● **BRIEF**:
Transcribe all of the material exactly, except for its pictures.
-- START GIVEN DATA --
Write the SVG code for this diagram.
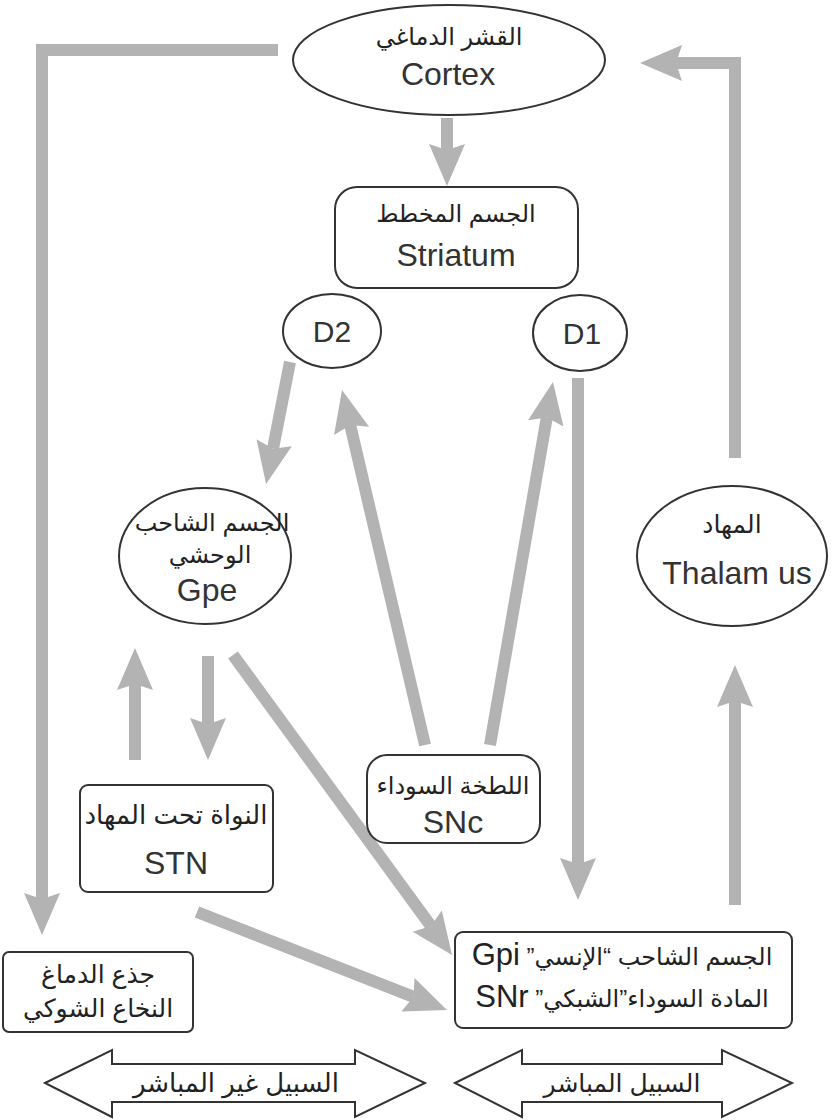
<svg xmlns="http://www.w3.org/2000/svg" width="835" height="1120" viewBox="0 0 835 1120">
<style>
.node{fill:#fff;stroke:#333;stroke-width:2}
.conn{fill:none;stroke:#b3b3b3;stroke-width:12;stroke-linejoin:miter;stroke-linecap:butt}
.en{font-family:"Liberation Sans","DejaVu Sans",sans-serif;font-size:32px;fill:#333;text-anchor:middle}
.ar{font-family:"Liberation Sans","DejaVu Sans",sans-serif;font-size:25px;fill:#222;text-anchor:middle;direction:rtl}
.lat{font-family:"Liberation Sans",sans-serif;font-size:31px}
.big{fill:#fff;stroke:#333;stroke-width:2}
</style>
<defs>
<marker id="ah" markerUnits="userSpaceOnUse" viewBox="0 -20 44 40" refX="6" refY="0" markerWidth="44" markerHeight="40" orient="auto">
<path d="M0,-18 L42,0 L0,18 L6,0 Z" fill="#b3b3b3"/>
</marker>
</defs>
<g id="connectors">
<path class="conn" d="M447,118 V150" marker-end="url(#ah)"/>
<path class="conn" d="M278,50 H42 V899" marker-end="url(#ah)"/>
<path class="conn" d="M735,458 V63 H676" marker-end="url(#ah)"/>
<path class="conn" d="M735,905 V701" marker-end="url(#ah)"/>
<path class="conn" d="M578,378 V864" marker-end="url(#ah)"/>
<path class="conn" d="M290,362 L273,448.7" marker-end="url(#ah)"/>
<path class="conn" d="M425,745 L350.2,425" marker-end="url(#ah)"/>
<path class="conn" d="M490,745 L546.8,417.5" marker-end="url(#ah)"/>
<path class="conn" d="M135,760 V684" marker-end="url(#ah)"/>
<path class="conn" d="M208,656 V724" marker-end="url(#ah)"/>
<path class="conn" d="M233,655 L430.8,925.9" marker-end="url(#ah)"/>
<path class="conn" d="M197,912 L413.5,996.9" marker-end="url(#ah)"/>
</g>
<g id="cortex">
<ellipse class="node" cx="449" cy="60" rx="156" ry="55"/>
<text class="ar" x="449" y="45" style="font-size:24px">القشر الدماغي</text>
<text class="en" x="448" y="85">Cortex</text>
</g>
<g id="striatum">
<rect class="node" x="335" y="187" width="243" height="101" rx="22"/>
<text class="ar" x="456" y="222" style="font-size:24px">الجسم المخطط</text>
<text class="en" x="456" y="266">Striatum</text>
</g>
<g id="d2">
<ellipse class="node" cx="332" cy="331" rx="49" ry="37"/>
<text class="en" x="332" y="342" style="font-size:30px">D2</text>
</g>
<g id="d1">
<ellipse class="node" cx="580" cy="333" rx="47" ry="38"/>
<text class="en" x="582" y="344" style="font-size:30px">D1</text>
</g>
<g id="gpe">
<ellipse class="node" cx="205" cy="556" rx="86" ry="68"/>
<text class="ar" x="212" y="531" style="font-size:24px">الجسم الشاحب</text>
<text class="ar" x="210" y="563" style="font-size:24px">الوحشي</text>
<text class="en" x="207" y="601">Gpe</text>
</g>
<g id="thalamus">
<ellipse class="node" cx="732" cy="556" rx="95" ry="70"/>
<text class="ar" x="732" y="533">المهاد</text>
<text class="en" x="737" y="584">Thalam us</text>
</g>
<g id="stn">
<rect class="node" x="80" y="785" width="193" height="107" rx="8"/>
<text class="ar" x="176" y="824" style="font-size:26px">النواة تحت المهاد</text>
<text class="en" x="176" y="874">STN</text>
</g>
<g id="snc">
<rect class="node" x="367" y="755" width="173" height="88" rx="20"/>
<text class="ar" x="453" y="794" style="font-size:24px">اللطخة السوداء</text>
<text class="en" x="453" y="833">SNc</text>
</g>
<g id="gpi">
<rect class="node" x="455" y="932" width="337" height="96" rx="8"/>
<text class="ar" x="622" y="965" style="font-size:24px">الجسم الشاحب “الإنسي” <tspan class="lat">Gpi</tspan></text>
<text class="ar" x="622" y="1007" style="font-size:24px">المادة السوداء”الشبكي” <tspan class="lat">SNr</tspan></text>
</g>
<g id="brainstem">
<rect class="node" x="3" y="952" width="190" height="80" rx="6"/>
<text class="ar" x="98" y="983">جذع الدماغ</text>
<text class="ar" x="98" y="1017">النخاع الشوكي</text>
</g>
<g id="indirect">
<polygon class="big" points="45,1083 112,1050 112,1064 355,1064 355,1050 425,1083 355,1117 355,1102 112,1102 112,1117"/>
<text class="ar" x="236" y="1092" style="font-size:26px">السبيل غير المباشر</text>
</g>
<g id="direct">
<polygon class="big" points="455,1083 522,1050 522,1064 722,1064 722,1050 792,1083 722,1117 722,1102 522,1102 522,1117"/>
<text class="ar" x="622" y="1092">السبيل المباشر</text>
</g>
</svg>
-- END GIVEN DATA --
● **EXERCISE SOLUTION**:
Write the SVG code for this diagram.
<svg xmlns="http://www.w3.org/2000/svg" width="835" height="1120" viewBox="0 0 835 1120">
<style>
.node{fill:#fff;stroke:#333;stroke-width:2}
.conn{fill:none;stroke:#b3b3b3;stroke-width:12;stroke-linejoin:miter;stroke-linecap:butt}
.en{font-family:"Liberation Sans","DejaVu Sans",sans-serif;font-size:32px;fill:#333;text-anchor:middle}
.ar{font-family:"Liberation Sans","DejaVu Sans",sans-serif;font-size:25px;fill:#222;text-anchor:middle;direction:rtl}
.lat{font-family:"Liberation Sans",sans-serif;font-size:31px}
.big{fill:#fff;stroke:#333;stroke-width:2}
</style>
<defs>
<marker id="ah" markerUnits="userSpaceOnUse" viewBox="0 -20 44 40" refX="6" refY="0" markerWidth="44" markerHeight="40" orient="auto">
<path d="M0,-18 L42,0 L0,18 L6,0 Z" fill="#b3b3b3"/>
</marker>
</defs>
<g id="connectors">
<path class="conn" d="M447,118 V150" marker-end="url(#ah)"/>
<path class="conn" d="M278,50 H42 V899" marker-end="url(#ah)"/>
<path class="conn" d="M735,458 V63 H676" marker-end="url(#ah)"/>
<path class="conn" d="M735,905 V701" marker-end="url(#ah)"/>
<path class="conn" d="M578,378 V864" marker-end="url(#ah)"/>
<path class="conn" d="M290,362 L273,448.7" marker-end="url(#ah)"/>
<path class="conn" d="M425,745 L350.2,425" marker-end="url(#ah)"/>
<path class="conn" d="M490,745 L546.8,417.5" marker-end="url(#ah)"/>
<path class="conn" d="M135,760 V684" marker-end="url(#ah)"/>
<path class="conn" d="M208,656 V724" marker-end="url(#ah)"/>
<path class="conn" d="M233,655 L430.8,925.9" marker-end="url(#ah)"/>
<path class="conn" d="M197,912 L413.5,996.9" marker-end="url(#ah)"/>
</g>
<g id="cortex">
<ellipse class="node" cx="449" cy="60" rx="156" ry="55"/>
<text class="ar" x="449" y="45" style="font-size:24px">القشر الدماغي</text>
<text class="en" x="448" y="85">Cortex</text>
</g>
<g id="striatum">
<rect class="node" x="335" y="187" width="243" height="101" rx="22"/>
<text class="ar" x="456" y="222" style="font-size:24px">الجسم المخطط</text>
<text class="en" x="456" y="266">Striatum</text>
</g>
<g id="d2">
<ellipse class="node" cx="332" cy="331" rx="49" ry="37"/>
<text class="en" x="332" y="342" style="font-size:30px">D2</text>
</g>
<g id="d1">
<ellipse class="node" cx="580" cy="333" rx="47" ry="38"/>
<text class="en" x="582" y="344" style="font-size:30px">D1</text>
</g>
<g id="gpe">
<ellipse class="node" cx="205" cy="556" rx="86" ry="68"/>
<text class="ar" x="212" y="531" style="font-size:24px">الجسم الشاحب</text>
<text class="ar" x="210" y="563" style="font-size:24px">الوحشي</text>
<text class="en" x="207" y="601">Gpe</text>
</g>
<g id="thalamus">
<ellipse class="node" cx="732" cy="556" rx="95" ry="70"/>
<text class="ar" x="732" y="533">المهاد</text>
<text class="en" x="737" y="584">Thalam us</text>
</g>
<g id="stn">
<rect class="node" x="80" y="785" width="193" height="107" rx="8"/>
<text class="ar" x="176" y="824" style="font-size:26px">النواة تحت المهاد</text>
<text class="en" x="176" y="874">STN</text>
</g>
<g id="snc">
<rect class="node" x="367" y="755" width="173" height="88" rx="20"/>
<text class="ar" x="453" y="794" style="font-size:24px">اللطخة السوداء</text>
<text class="en" x="453" y="833">SNc</text>
</g>
<g id="gpi">
<rect class="node" x="455" y="932" width="337" height="96" rx="8"/>
<text class="ar" x="622" y="965" style="font-size:24px">الجسم الشاحب “الإنسي” <tspan class="lat">Gpi</tspan></text>
<text class="ar" x="622" y="1007" style="font-size:24px">المادة السوداء”الشبكي” <tspan class="lat">SNr</tspan></text>
</g>
<g id="brainstem">
<rect class="node" x="3" y="952" width="190" height="80" rx="6"/>
<text class="ar" x="98" y="983">جذع الدماغ</text>
<text class="ar" x="98" y="1017">النخاع الشوكي</text>
</g>
<g id="indirect">
<polygon class="big" points="45,1083 112,1050 112,1064 355,1064 355,1050 425,1083 355,1117 355,1102 112,1102 112,1117"/>
<text class="ar" x="236" y="1092" style="font-size:26px">السبيل غير المباشر</text>
</g>
<g id="direct">
<polygon class="big" points="455,1083 522,1050 522,1064 722,1064 722,1050 792,1083 722,1117 722,1102 522,1102 522,1117"/>
<text class="ar" x="622" y="1092">السبيل المباشر</text>
</g>
</svg>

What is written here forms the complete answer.